Polymarket wins global culture, crypto-native liquidity, and probability-as-media.
Robinhood wins consumer brokerage distribution.
ICE and other infrastructure players turn event data into institutional products.
Meta builds a huge social forecasting product, but its first version will probably be more engagement engine than financial market.
The category’s largest prize is not “betting on everything.”
The largest prize is becoming the probability layer of the internet.
Every market, media story, policy debate, sports season, Fed meeting, product launch, election, court case, and geopolitical crisis has an implied probability. Today those probabilities are scattered across polls, odds, analyst notes, options markets, social feeds, and vibes. Prediction markets compress them into a visible price.
That price will not always be right.
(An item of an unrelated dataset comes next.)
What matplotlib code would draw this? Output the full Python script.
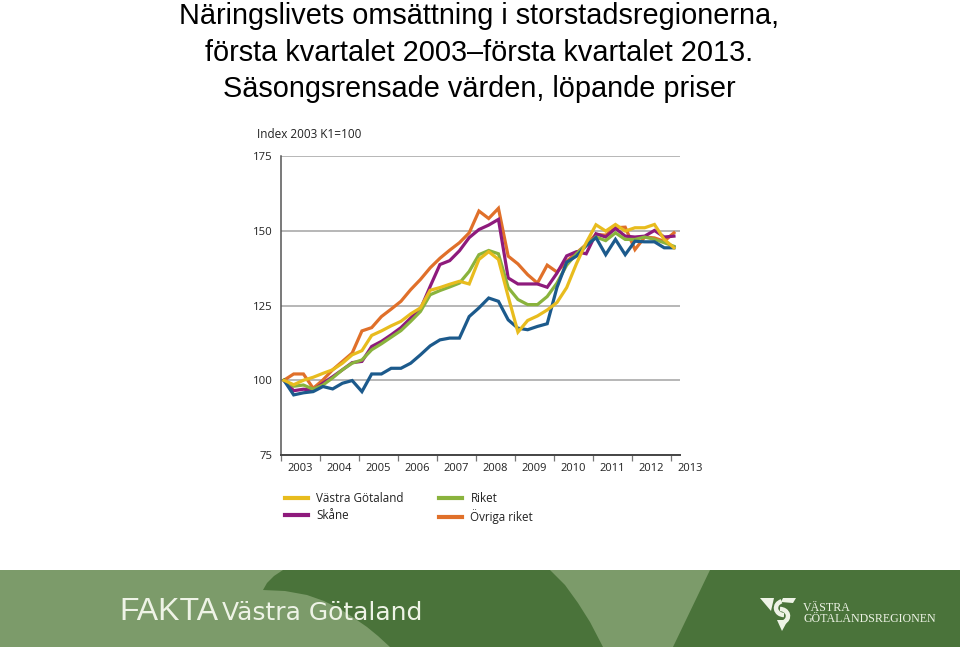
import numpy as np
import matplotlib
matplotlib.use("Agg")
import matplotlib.pyplot as plt
from matplotlib.patches import Polygon, Arc
from matplotlib.transforms import blended_transform_factory

# ---------------- data (index 2003 K1 = 100, quarterly 2003K1..2013K1) -------------
years = ["2003", "2004", "2005", "2006", "2007", "2008", "2009", "2010", "2011", "2012", "2013"]
y_ticks = [75, 100, 125, 150, 175]

vastra_gotaland = [100, 98.5, 100.0, 101.0, 102.3, 103.5, 105.7, 108.5, 109.9, 115.0,
                   116.5, 118.2, 119.7, 122.2, 124.2, 130.1, 131.0, 132.1, 133.1, 132.2,
                   140.4, 143.0, 140.4, 128.0, 116.1, 120.0, 121.5, 123.5, 126.0, 131.0,
                   139.0, 146.0, 152.0, 149.9, 152.1, 149.9, 151.0, 151.0, 152.1, 147.1,
                   144.3]
skane = [100, 96.5, 97.0, 96.7, 99.0, 101.2, 103.5, 105.9, 106.3, 111.3,
         113.0, 115.2, 117.6, 120.8, 123.8, 131.4, 138.7, 140.0, 143.3, 147.7,
         150.4, 151.9, 153.8, 134.2, 132.2, 132.2, 132.2, 131.1, 135.8, 141.6,
         143.0, 142.3, 149.0, 147.9, 150.8, 148.2, 147.9, 148.2, 150.1, 147.9,
         148.2]
riket = [100, 98.0, 98.4, 97.0, 98.4, 100.8, 103.5, 105.7, 106.8, 110.2,
         112.2, 114.4, 116.6, 119.7, 123.0, 128.6, 130.0, 131.2, 132.5, 136.4,
         142.0, 143.4, 142.3, 131.0, 127.0, 125.3, 125.3, 128.0, 132.5, 138.5,
         142.3, 145.2, 147.9, 146.7, 149.3, 147.1, 147.1, 147.9, 147.1, 146.0,
         144.8]
ovriga_riket = [100, 102.1, 102.1, 97.3, 100.1, 103.5, 106.3, 109.1, 116.5, 117.6,
                121.3, 123.8, 126.4, 130.3, 133.7, 137.6, 140.8, 143.5, 146.0, 149.3,
                156.6, 154.1, 157.5, 141.5, 138.9, 135.3, 132.5, 138.5, 136.2, 139.8,
                142.6, 145.4, 148.8, 148.5, 151.0, 151.2, 143.7, 147.9, 147.6, 146.5,
                149.3]
# dark blue series (no legend entry in the original)
bla_serie = [100, 95.1, 95.8, 96.2, 97.9, 97.1, 99.0, 99.9, 96.2, 102.1,
             102.1, 104.0, 104.0, 105.7, 108.5, 111.5, 113.5, 114.1, 114.1, 121.3,
             124.2, 127.5, 126.4, 120.2, 117.4, 116.9, 118.0, 118.9, 131.0, 139.5,
             141.5, 145.0, 147.7, 142.0, 147.1, 142.0, 146.5, 146.3, 146.3, 144.3,
             144.3]

labels = ["Västra Götaland", "Skåne", "Riket", "Övriga riket"]

C_YEL = "#E8BC1E"
C_PUR = "#8E1A7C"
C_GRN = "#8AB33D"
C_ORA = "#E0702A"
C_BLU = "#1C5A8C"

W, H = 960, 647
fig = plt.figure(figsize=(W / 100, H / 100), dpi=100)
fig.patch.set_facecolor("white")

tick_font = "Open Sans"

# ---------------- title ----------------
title_lines = ["Näringslivets omsättning i storstadsregionerna,",
               "första kvartalet 2003–första kvartalet 2013.",
               "Säsongsrensade värden, löpande priser"]
for t, yc in zip(title_lines, [16, 53, 89]):
    fig.text(479 / W, 1 - yc / H, t, ha="center", va="center",
             fontsize=20.8, family="Liberation Sans", color="black")

# ---------------- chart axes ----------------
ax = fig.add_axes([281 / W, 1 - 455 / H, 399 / W, 299 / H])
q = np.arange(len(vastra_gotaland))
lw = 2.3
l_ov, = ax.plot(q, ovriga_riket, color=C_ORA, lw=lw, solid_joinstyle="miter", zorder=3)
l_sk, = ax.plot(q, skane, color=C_PUR, lw=lw, solid_joinstyle="miter", zorder=4)
l_ri, = ax.plot(q, riket, color=C_GRN, lw=lw, solid_joinstyle="miter", zorder=5)
ax.plot(q, bla_serie, color=C_BLU, lw=lw, solid_joinstyle="miter", zorder=6)
l_vg, = ax.plot(q, vastra_gotaland, color=C_YEL, lw=lw, solid_joinstyle="miter", zorder=7)

ax.set_xlim(-0.3, 40.62)
ax.set_ylim(75, 175)
ax.set_yticks(y_ticks)
ax.set_yticklabels([str(v) for v in y_ticks], fontsize=8.2, family=tick_font, color="#222222")
ax.tick_params(axis="y", length=0, pad=6)
ax.yaxis.grid(True, color="#a3a3a3", lw=1.1)
ax.set_axisbelow(True)

year_pos = [4 * k - 0.3 for k in range(len(years))]
ax.set_xticks(year_pos)
ax.set_xticklabels([])
ax.tick_params(axis="x", length=4, width=0.9, color="#777777", direction="out")
trans = blended_transform_factory(ax.transData, ax.transAxes)
for k, yl in enumerate(years):
    ax.text(year_pos[k] + 2, -0.044, yl, transform=trans, ha="center", va="center",
            fontsize=8.0, family=tick_font, color="#222222", clip_on=False)

for s in ["top", "right"]:
    ax.spines[s].set_visible(False)
ax.spines["left"].set_color("#555555")
ax.spines["left"].set_linewidth(1.1)
ax.spines["bottom"].set_color("#444444")
ax.spines["bottom"].set_linewidth(1.4)

fig.text(257 / W, 1 - 134 / H, "Index 2003 K1=100", ha="left", va="center",
         fontsize=8.5, family=tick_font, color="#222222")

leg = ax.legend([l_vg, l_sk, l_ri, l_ov], labels, ncol=2, loc="upper left",
                bbox_to_anchor=(285 / W, 1 - 492 / H), bbox_transform=fig.transFigure,
                frameon=False, handlelength=2.0, handletextpad=0.7, columnspacing=3.0,
                borderpad=0, borderaxespad=0, labelspacing=0.32,
                prop={"family": tick_font, "size": 8.4})
for ln in leg.get_lines():
    ln.set_linewidth(3.0)
for t in leg.get_texts():
    t.set_color("#222222")

# ---------------- footer banner ----------------
LIGHT = "#7C9B6A"
DARK = "#4A733A"
fax = fig.add_axes([0, 0, 1, 77 / H])
fax.set_xlim(0, W)
fax.set_ylim(77, 0)
fax.axis("off")
fax.add_patch(Polygon([(0, 0), (W, 0), (W, 77), (0, 77)], closed=True, fc=LIGHT, ec="none"))
dark1 = [(283, 0), (550, 0), (565, 15), (578, 33), (590, 52), (603, 77), (390, 77),
         (378, 66), (367, 57), (354, 48), (340, 39), (324, 31), (307, 25), (285, 21),
         (263, 20), (267, 13), (274, 6)]
fax.add_patch(Polygon(dark1, closed=True, fc=DARK, ec="none"))
fax.add_patch(Polygon([(710, 0), (W, 0), (W, 77), (673, 77)], closed=True, fc=DARK, ec="none"))

TXT = "#EEF3E6"
fig.text(119 / W, 1 - 620 / H, "FAKTA", ha="left", va="baseline",
         fontsize=23, family="Liberation Sans", color=TXT)
fig.text(222 / W, 1 - 620 / H, "Västra Götaland", ha="left", va="baseline",
         fontsize=18, family="DejaVu Sans", color=TXT)

# logo mark
fax.add_patch(Polygon([(760, 28), (774, 28), (771, 41)], closed=True, fc=TXT, ec="none"))
fax.add_patch(Polygon([(783, 28), (796, 28), (793, 33), (781, 32)], closed=True, fc=TXT, ec="none"))
fax.add_patch(Arc((784, 38), 16, 14, theta1=90, theta2=250, lw=3.2, color=TXT))
fax.add_patch(Arc((780, 46), 16, 14, theta1=270, theta2=60, lw=3.2, color=TXT))
fax.add_patch(Polygon([(777, 50), (788, 50), (782, 61)], closed=True, fc=TXT, ec="none"))
fig.text(803 / W, 1 - 608 / H, "VÄSTRA", ha="left", va="center",
         fontsize=8.6, family="Liberation Serif", color=TXT)
fig.text(803 / W, 1 - 619 / H, "GÖTALANDSREGIONEN", ha="left", va="center",
         fontsize=8.6, family="Liberation Serif", color=TXT)

fig.savefig("out.png", dpi=100)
Markets can be manipulated. Thin markets can be silly. Sports volume can masquerade as institutional adoption. AI-resolved markets can create new trust problems. Regulators can still change the rules.
But the direction is clear.
The world is getting more uncertain, and investors, consumers, journalists, and institutions want live probabilities rather than delayed explanations.
That is why prediction markets matter.
The moat will belong to whoever turns that demand into trusted liquidity.
Right now, Kalshi has the best shot at building the regulated exchange. Polymarket has the best shot at owning the culture. Robinhood has the easiest path to mass retail usage. Meta has the largest distribution but the hardest path to credibility.
If I had to pick the long-term center of gravity, I would pick Kalshi for the exchange layer and Polymarket for the information layer.
If I had to pick the public company that benefits soonest without needing to own the whole category, I would watch Robinhood.
And if I had to pick the wild card, it is Meta. Arena may fail as an app. But the idea behind it will not go away: prediction markets are no longer just markets. They are becoming a new format for social attention.
Not investment advice. Prediction-market companies face substantial regulatory, legal, market-integrity, and product-adoption risks.